Hello JoOse -My name is Derek from Dorman. I must commend you in your notes and analysis. You were very descriptive and provided us keen insight for us to think about. I should assure you, we are a committed company that prides itself in listening to its customers. It is from your article, that we have decided to improve the manufacturing of this part so that the design will now be comparable to that of the OEM’s. In conjunction, this part will be backed by a limited lifetime warrantee, something that many competitors can't offer. We want to ensure that we are doing our due diligence. As an appreciation of your efforts, I would like to thank you and offer a free Fuel Line Repair kit (part #: 800-300) as a token of my appreciation, a $250 value. Please feel free to contact me should you have any further questions. Please send me your address so I can send you your package. Thx, Derek Suen Dorman Products 647 887 3321 [email protected] Dorman Products

I truely hope that Dorman follows through with the changes to our control arms. I've asked them to please keep me posted on their progress. Any feedback I hear from them, I will post on this thread. I don't know if Dorman will really do anything at all, but at least they've acknowledged the problem and have tried to compensate me for my trouble. Only time will tell. It just goes to show that writing reviews on product purchases pays off sometimes. So keep writing reviews on your purchases, hopefully we can make a difference.


DSM Wiseman
Sep 19, 2008
Anywhere, Pennsylvania
That's pretty awesome that they are having someone/s looking for feedback on products. Perhaps he just happened to stumble across it accidentally. That does go to show some serious customer support!


Proven Member
Mar 21, 2011
Hopewell, Virginia
I know right! I didn't contact Dorman either? They must have people who scour the web reading reviews and looking for feedback. It really makes me feel good that my review might actually make a real difference in how Dorman control arms compare to OEM quality and design. Dorman products also joined the DSM tuners forum and became members as a result of my review haha! Maybe they'll become supporting vendors one day? Your right though LIQUIDx, that's one heck of a customer service department!


Supporting Member
Aug 12, 2015
Cooper, Texas
Received a set of Dorman arms from Rock Auto a cuppla months back for my 91 Eclipse project and mine look just like the OPs set from the start of this thread. Must be some really old NOS parts judging from the age of this thread!

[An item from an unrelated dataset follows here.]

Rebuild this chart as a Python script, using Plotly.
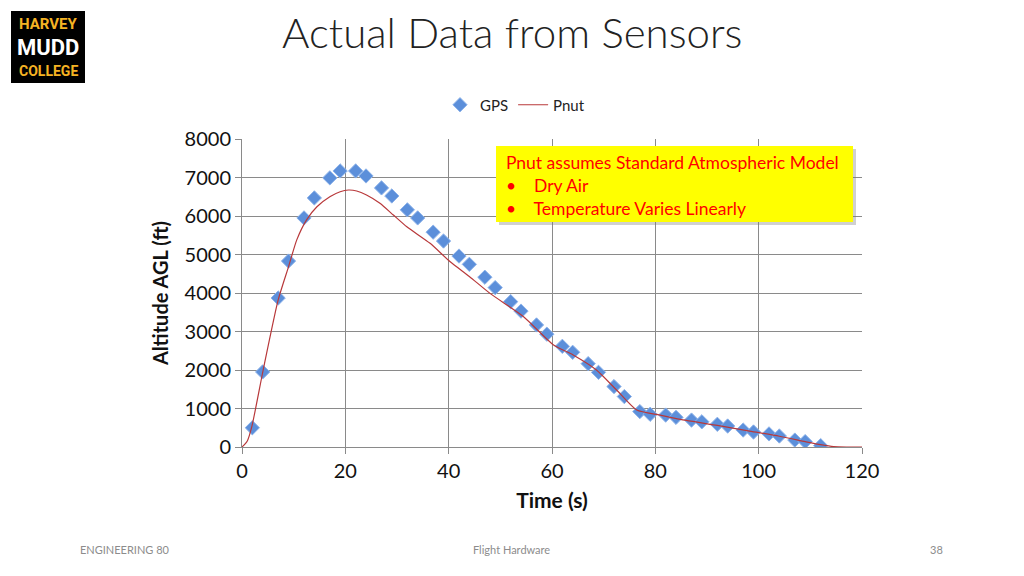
import plotly.graph_objects as go

# GPS samples
gps_t = [2, 4, 7, 9, 12, 14, 17, 19, 22, 24, 27, 29, 32, 34, 37, 39, 42, 44, 47, 49,
         52, 54, 57, 59, 62, 64, 67, 69, 72, 74, 77, 79, 82, 84, 87, 89, 92, 94, 97, 99,
         102, 104, 107, 109, 112]
gps_alt = [500, 1950, 3870, 4830, 5950, 6470, 6990, 7170, 7170, 7040, 6730, 6520, 6160, 5950,
           5580, 5350, 4960, 4745, 4410, 4140, 3775, 3530, 3170, 2930, 2615, 2460, 2165, 1940,
           1570, 1310, 920, 850, 830, 770, 700, 655, 590, 545, 440, 390, 340, 285, 180, 140, 35]

# Pnut altimeter trace
pnut_t = [0, 1, 1.9, 4.1, 7, 9, 10.6, 12.5, 14.5, 17, 19, 20.6, 22.2, 24.1, 26.7, 29.3, 31.9,
          36.4, 40.3, 44, 48, 54.5, 60.3, 64.1, 68.6, 72.5, 76.4, 80.9, 86, 92, 98, 104,
          109, 112, 114.5, 117, 120]
pnut_alt = [0, 150, 530, 2000, 3820, 4680, 5380, 5900, 6240, 6500, 6630, 6675, 6650, 6545,
            6330, 6025, 5720, 5290, 4810, 4430, 3990, 3385, 2650, 2390, 2000, 1480, 960, 830,
            690, 560, 420, 280, 140, 60, 10, 0, 0]

# the page puts the figure 8px in from the window corner
OFF = 8
# plot area in window pixels (used to place the slide decorations)
L, R, T, B = 242, 862, 139, 447


def px(x, y):
    return (x - L) / (R - L), (B - y) / (B - T)


fig = go.Figure()
fig.add_trace(go.Scatter(
    x=gps_t, y=gps_alt, mode="markers", name="GPS",
    marker=dict(symbol="diamond", size=11, color="#5C8FDA",
                line=dict(color="#8DB3EA", width=1))
))
fig.add_trace(go.Scatter(
    x=pnut_t, y=pnut_alt, mode="lines", name="Pnut",
    line=dict(color="#B8383A", width=1.2, shape="spline", smoothing=0.6)
))

shapes = []
annotations = []

# Harvey Mudd logo
x0, y0 = px(11, 83)
x1, y1 = px(85, 11)
shapes.append(dict(type="rect", xref="paper", yref="paper", x0=x0, y0=y0, x1=x1, y1=y1,
                   fillcolor="black", line=dict(width=0), layer="above"))
for txt, yy, col, sz in [("HARVEY", 24, "#F5B323", 15), ("MUDD", 47, "white", 22),
                         ("COLLEGE", 71, "#F5B323", 14)]:
    ax, ay = px(48, yy)
    annotations.append(dict(text=f"<b>{txt}</b>", x=ax, y=ay, xref="paper", yref="paper",
                            showarrow=False, xanchor="center", yanchor="middle",
                            font=dict(family="Roboto", size=sz, color=col)))

# yellow note box with a soft shadow
bx0, by0 = px(496, 222)
bx1, by1 = px(853, 146)
sx0, sy0 = px(499, 225)
sx1, sy1 = px(856, 149)
shapes.append(dict(type="rect", xref="paper", yref="paper", x0=sx0, y0=sy0, x1=sx1, y1=sy1,
                   fillcolor="rgba(120,120,120,0.35)", line=dict(width=0), layer="above"))
shapes.append(dict(type="rect", xref="paper", yref="paper", x0=bx0, y0=by0, x1=bx1, y1=by1,
                   fillcolor="#FFFF00", line=dict(width=0), layer="above"))
nx, ny = px(504, 185)
annotations.append(dict(
    text="Pnut assumes Standard Atmospheric Model<br>•&nbsp;&nbsp;&nbsp;&nbsp;Dry Air<br>•&nbsp;&nbsp;&nbsp;&nbsp;Temperature Varies Linearly",
    x=nx, y=ny, xref="paper", yref="paper", showarrow=False, align="left",
    xanchor="left", yanchor="middle", font=dict(family="Lato", size=17.5, color="#FF0000")
))

# slide title and footer
tx, ty = px(512, 32)
annotations.append(dict(text="Actual Data from Sensors", x=tx, y=ty, xref="paper", yref="paper",
                        showarrow=False, xanchor="center", yanchor="middle",
                        font=dict(family="Lato", size=42, color="#222222", weight=300)))
for txt, xx, anc in [("ENGINEERING 80", 78, "left"), ("Flight Hardware", 511, "center"), ("38", 945, "right")]:
    fx, fy = px(xx, 549)
    annotations.append(dict(text=txt, x=fx, y=fy, xref="paper", yref="paper", showarrow=False,
                            xanchor=anc, yanchor="middle",
                            font=dict(family="Lato", size=11, color="#8C8C8C")))

lx, ly = px(440, 105)

fig.update_layout(
    width=1024, height=576,
    margin=dict(l=L - OFF, r=1024 - R + OFF, t=T - OFF, b=576 - B + OFF),
    paper_bgcolor="white", plot_bgcolor="white",
    font=dict(family="Lato", color="#111111"),
    shapes=shapes, annotations=annotations,
    showlegend=True,
    legend=dict(orientation="h", x=lx, y=ly, xanchor="left", yanchor="middle",
                font=dict(size=15, color="#222222"), bgcolor="rgba(0,0,0,0)",
                itemwidth=30, tracegroupgap=0),
    xaxis=dict(range=[0, 120], dtick=20, showgrid=True, gridcolor="#8A8A8A", gridwidth=1,
               showline=True, linecolor="#8A8A8A", ticks="outside", ticklen=6, tickcolor="#8A8A8A",
               tickfont=dict(size=20), zeroline=False,
               title=dict(text="<b>Time (s)</b>", font=dict(size=21), standoff=12)),
    yaxis=dict(range=[0, 8000], dtick=1000, showgrid=True, gridcolor="#8A8A8A", gridwidth=1,
               showline=True, linecolor="#8A8A8A", ticks="outside", ticklen=6, tickcolor="#8A8A8A",
               tickfont=dict(size=20), zeroline=False,
               title=dict(text="<b>Altitude AGL (ft)</b>", font=dict(size=20), standoff=10)),
)

fig.write_html("out.html")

Since they're just sittin here in a box anyway I'll revise 'em myself by removing the rubber bushing that came on the arm and then grind off the tack weld on the face of the backstop/washer and remove it so I can do a bit of clearancing to the stamped steel metal of the arm so I can more easily weld in a fat washer to act as a support/spacer between the backstop washer and the stamped steel of the arm assy.

Then I'll just put some grease between the new washer and the old one I cut off and then between the old washer and the new urethane bushing that will be going in and let it float on the spindle so it can rotate when the arm moves instead of rubbing against the bushing as it was designed.

'Course then wire wheel it all and throw some primer and paint at it once the rework's done.

Not exactly something a purchaser should have to expect to do before installation but after the modifications it should be on par with the rigidity of the stock part and in a lot better condition than the bent and pitted ones on the car now.